Where voters braved the hurdles erected by the INEC and the polling officials showed up and coaxed performance out of the BVAS machines, in many cases, the results transmission process became hostage to Nigerian arrangements. Long after voting had closed, on Saturday night, the INEC’s results viewing portal had not yet logged any results and a significant number of locations reported refusal of polling officials to upload result sheets to the INEC results portal, raising suspicions of results manipulation to the end of achieving co-ordinated substitution and replacement of results from the polling units with manufactured outcomes that bear no relationship to what occurred at voting.
In many parts of the country, a substantial number of reported anomalies occurred under the watch of security agencies. In Kano, the Commissioner of Police, Mohammed Yakubu, was asked why the police took no action against what appeared to be a systematic pattern of voting by persons who were manifestly children. Far from denying it, he stuttered his way to an extraordinary mea culpa, claiming: “it is very difficult to determine by mere appearance who is a minor or not. Most of the ones you are seeing, may be their growth rate might be impaired.”
As the count gets underway, three things already seem very clear. First, Nigerian citizens took this election seriously and their collective belief in the destiny of their country is the biggest single good news in this election.
Second, the assurances of the INEC about competent management of the election were always empty and lacking in credibility. The citizens deserved better than the INEC served up.
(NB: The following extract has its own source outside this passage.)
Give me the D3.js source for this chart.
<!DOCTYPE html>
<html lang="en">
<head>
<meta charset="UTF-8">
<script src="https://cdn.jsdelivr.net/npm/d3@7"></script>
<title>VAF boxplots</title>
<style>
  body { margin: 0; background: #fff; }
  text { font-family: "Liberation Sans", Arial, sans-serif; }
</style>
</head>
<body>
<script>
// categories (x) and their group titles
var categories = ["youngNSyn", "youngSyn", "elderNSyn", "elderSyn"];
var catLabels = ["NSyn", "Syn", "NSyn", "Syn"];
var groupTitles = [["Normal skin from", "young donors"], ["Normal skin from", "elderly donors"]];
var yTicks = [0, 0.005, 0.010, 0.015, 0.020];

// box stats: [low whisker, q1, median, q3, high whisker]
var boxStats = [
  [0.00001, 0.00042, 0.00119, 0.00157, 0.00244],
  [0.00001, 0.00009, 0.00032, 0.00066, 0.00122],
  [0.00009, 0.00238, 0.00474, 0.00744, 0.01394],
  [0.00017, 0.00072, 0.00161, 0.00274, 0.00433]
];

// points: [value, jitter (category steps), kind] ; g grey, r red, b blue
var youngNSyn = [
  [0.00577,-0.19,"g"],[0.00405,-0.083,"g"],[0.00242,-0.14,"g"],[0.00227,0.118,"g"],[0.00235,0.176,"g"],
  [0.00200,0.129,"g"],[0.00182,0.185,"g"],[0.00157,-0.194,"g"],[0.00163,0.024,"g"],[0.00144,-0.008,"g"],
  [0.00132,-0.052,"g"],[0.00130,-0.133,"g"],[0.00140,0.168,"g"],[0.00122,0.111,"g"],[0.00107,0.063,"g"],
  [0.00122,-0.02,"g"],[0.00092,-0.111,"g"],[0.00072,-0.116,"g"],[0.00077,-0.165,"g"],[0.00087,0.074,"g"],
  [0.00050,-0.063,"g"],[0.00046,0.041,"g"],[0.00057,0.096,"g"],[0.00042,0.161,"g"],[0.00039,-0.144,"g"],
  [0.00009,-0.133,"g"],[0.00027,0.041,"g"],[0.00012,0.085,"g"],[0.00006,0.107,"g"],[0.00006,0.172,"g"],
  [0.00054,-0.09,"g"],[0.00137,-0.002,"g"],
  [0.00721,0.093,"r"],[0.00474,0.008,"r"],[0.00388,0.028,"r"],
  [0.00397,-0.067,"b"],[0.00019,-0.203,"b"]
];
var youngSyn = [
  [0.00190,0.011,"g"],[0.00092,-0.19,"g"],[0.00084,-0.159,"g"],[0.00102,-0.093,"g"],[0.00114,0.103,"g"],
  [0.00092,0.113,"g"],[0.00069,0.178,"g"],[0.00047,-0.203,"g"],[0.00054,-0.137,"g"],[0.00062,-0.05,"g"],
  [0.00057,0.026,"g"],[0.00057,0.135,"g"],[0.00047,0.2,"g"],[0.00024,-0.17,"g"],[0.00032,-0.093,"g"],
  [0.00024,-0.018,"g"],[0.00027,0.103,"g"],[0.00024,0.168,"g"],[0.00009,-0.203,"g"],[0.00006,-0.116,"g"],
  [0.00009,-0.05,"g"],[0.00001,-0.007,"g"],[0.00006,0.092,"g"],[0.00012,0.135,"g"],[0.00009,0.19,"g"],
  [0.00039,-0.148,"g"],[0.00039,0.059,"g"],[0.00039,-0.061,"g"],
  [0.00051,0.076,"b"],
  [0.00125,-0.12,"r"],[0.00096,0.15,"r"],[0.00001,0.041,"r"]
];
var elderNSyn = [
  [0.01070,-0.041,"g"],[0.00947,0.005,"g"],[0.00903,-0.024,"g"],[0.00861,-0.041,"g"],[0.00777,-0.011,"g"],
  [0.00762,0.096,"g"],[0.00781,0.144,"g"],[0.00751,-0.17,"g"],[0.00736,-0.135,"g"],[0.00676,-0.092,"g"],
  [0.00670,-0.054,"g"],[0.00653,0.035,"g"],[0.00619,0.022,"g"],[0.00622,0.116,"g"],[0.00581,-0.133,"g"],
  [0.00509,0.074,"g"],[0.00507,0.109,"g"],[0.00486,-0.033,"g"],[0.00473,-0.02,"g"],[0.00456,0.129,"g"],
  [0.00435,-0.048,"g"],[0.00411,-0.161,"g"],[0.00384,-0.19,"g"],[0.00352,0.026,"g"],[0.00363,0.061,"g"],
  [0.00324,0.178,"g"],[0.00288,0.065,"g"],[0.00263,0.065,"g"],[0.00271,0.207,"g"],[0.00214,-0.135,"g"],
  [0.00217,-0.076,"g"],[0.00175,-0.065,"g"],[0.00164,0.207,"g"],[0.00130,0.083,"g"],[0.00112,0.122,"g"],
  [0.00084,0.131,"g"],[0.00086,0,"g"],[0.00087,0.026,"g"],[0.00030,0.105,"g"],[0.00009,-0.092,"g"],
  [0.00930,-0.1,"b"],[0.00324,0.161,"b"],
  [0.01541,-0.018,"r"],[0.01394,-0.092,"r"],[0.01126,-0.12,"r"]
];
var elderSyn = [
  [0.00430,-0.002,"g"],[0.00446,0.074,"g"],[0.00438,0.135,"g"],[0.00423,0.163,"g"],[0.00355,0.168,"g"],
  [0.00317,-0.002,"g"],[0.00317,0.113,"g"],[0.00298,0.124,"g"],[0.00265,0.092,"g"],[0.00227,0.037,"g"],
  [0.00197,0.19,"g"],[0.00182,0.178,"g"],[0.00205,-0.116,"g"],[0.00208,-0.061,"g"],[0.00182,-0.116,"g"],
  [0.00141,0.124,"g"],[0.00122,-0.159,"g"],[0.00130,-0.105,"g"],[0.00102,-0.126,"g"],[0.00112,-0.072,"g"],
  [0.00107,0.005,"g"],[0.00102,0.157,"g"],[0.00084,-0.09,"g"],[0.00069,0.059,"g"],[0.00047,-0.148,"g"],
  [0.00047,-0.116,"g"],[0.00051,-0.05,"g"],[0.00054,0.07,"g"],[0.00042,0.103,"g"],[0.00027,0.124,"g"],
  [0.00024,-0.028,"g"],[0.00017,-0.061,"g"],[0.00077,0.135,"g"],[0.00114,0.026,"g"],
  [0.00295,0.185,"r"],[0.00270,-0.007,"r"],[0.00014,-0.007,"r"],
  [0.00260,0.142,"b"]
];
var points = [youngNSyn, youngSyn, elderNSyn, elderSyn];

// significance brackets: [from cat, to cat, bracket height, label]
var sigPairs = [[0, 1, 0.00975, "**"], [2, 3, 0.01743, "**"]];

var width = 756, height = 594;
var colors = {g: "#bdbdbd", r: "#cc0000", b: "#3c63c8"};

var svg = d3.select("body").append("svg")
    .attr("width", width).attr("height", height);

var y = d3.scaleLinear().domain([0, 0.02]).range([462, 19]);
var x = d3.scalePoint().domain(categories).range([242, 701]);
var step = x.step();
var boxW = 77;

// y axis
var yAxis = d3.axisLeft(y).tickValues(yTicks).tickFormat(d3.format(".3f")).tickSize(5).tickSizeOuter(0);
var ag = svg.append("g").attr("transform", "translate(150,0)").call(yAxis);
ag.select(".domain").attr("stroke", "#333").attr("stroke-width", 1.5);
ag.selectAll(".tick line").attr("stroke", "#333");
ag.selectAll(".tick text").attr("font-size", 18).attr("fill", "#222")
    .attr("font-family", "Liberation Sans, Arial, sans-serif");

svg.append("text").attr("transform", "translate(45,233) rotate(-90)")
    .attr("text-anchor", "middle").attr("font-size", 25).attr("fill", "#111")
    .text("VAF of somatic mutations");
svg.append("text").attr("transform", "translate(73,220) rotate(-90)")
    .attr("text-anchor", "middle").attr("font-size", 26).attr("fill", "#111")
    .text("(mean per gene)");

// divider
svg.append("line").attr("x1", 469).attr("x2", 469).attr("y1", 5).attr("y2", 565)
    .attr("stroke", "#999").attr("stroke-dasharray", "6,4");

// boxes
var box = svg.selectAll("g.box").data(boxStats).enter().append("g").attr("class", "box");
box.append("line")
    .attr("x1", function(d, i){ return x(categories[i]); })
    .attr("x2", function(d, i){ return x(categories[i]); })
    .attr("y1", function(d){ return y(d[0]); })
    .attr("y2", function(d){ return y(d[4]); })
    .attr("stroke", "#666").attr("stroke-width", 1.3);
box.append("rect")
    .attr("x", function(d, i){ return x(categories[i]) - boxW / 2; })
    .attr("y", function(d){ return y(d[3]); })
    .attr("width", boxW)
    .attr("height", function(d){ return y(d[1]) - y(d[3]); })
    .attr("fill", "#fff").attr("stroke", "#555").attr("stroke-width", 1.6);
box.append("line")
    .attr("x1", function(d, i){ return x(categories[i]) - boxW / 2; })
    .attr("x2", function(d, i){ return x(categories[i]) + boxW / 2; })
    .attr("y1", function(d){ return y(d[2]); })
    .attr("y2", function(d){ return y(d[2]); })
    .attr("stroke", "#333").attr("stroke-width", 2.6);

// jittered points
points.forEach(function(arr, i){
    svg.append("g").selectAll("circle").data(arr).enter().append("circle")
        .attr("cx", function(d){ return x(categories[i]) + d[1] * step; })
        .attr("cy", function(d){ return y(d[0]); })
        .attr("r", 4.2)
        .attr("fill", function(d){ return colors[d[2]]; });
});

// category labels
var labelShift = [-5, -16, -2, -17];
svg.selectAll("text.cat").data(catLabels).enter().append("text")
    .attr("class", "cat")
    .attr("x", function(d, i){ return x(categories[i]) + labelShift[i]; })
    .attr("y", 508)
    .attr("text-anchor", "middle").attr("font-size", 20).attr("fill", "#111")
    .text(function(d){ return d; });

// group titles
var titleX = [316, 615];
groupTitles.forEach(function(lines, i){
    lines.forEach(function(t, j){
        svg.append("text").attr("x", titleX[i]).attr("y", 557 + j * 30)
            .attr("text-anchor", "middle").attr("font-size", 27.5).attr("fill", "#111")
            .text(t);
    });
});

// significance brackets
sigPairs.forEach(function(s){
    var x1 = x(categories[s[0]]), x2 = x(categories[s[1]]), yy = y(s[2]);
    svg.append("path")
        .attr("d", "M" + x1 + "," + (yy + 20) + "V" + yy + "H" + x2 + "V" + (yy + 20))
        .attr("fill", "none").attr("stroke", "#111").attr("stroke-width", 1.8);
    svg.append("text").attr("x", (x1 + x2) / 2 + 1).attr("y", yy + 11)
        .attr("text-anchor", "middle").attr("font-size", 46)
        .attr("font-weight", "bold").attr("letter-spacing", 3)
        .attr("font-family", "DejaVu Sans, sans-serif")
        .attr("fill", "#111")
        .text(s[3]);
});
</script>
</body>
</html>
Third, whatever the outcome that the INEC chooses to announce, the winner in these elections will almost certainly receive less than 50% of the votes cast and will need to run a Government Of All Talents (GOAT), seeking and finding ways to ensure that every part of the country takes a stake in the government that emerges.
This will be important because Nigeria’s new president will need more than just a good bank of political capital to spend on the country’s myriad problems when he takes over at the end of May 2023. He will also need the talent to bind the country’s wounds. For that, INEC needs to guarantee a credible count for, absent that, whoever is announced as winner will lack the authority needed to put Nigeria back on the map as Africa’s anchor country.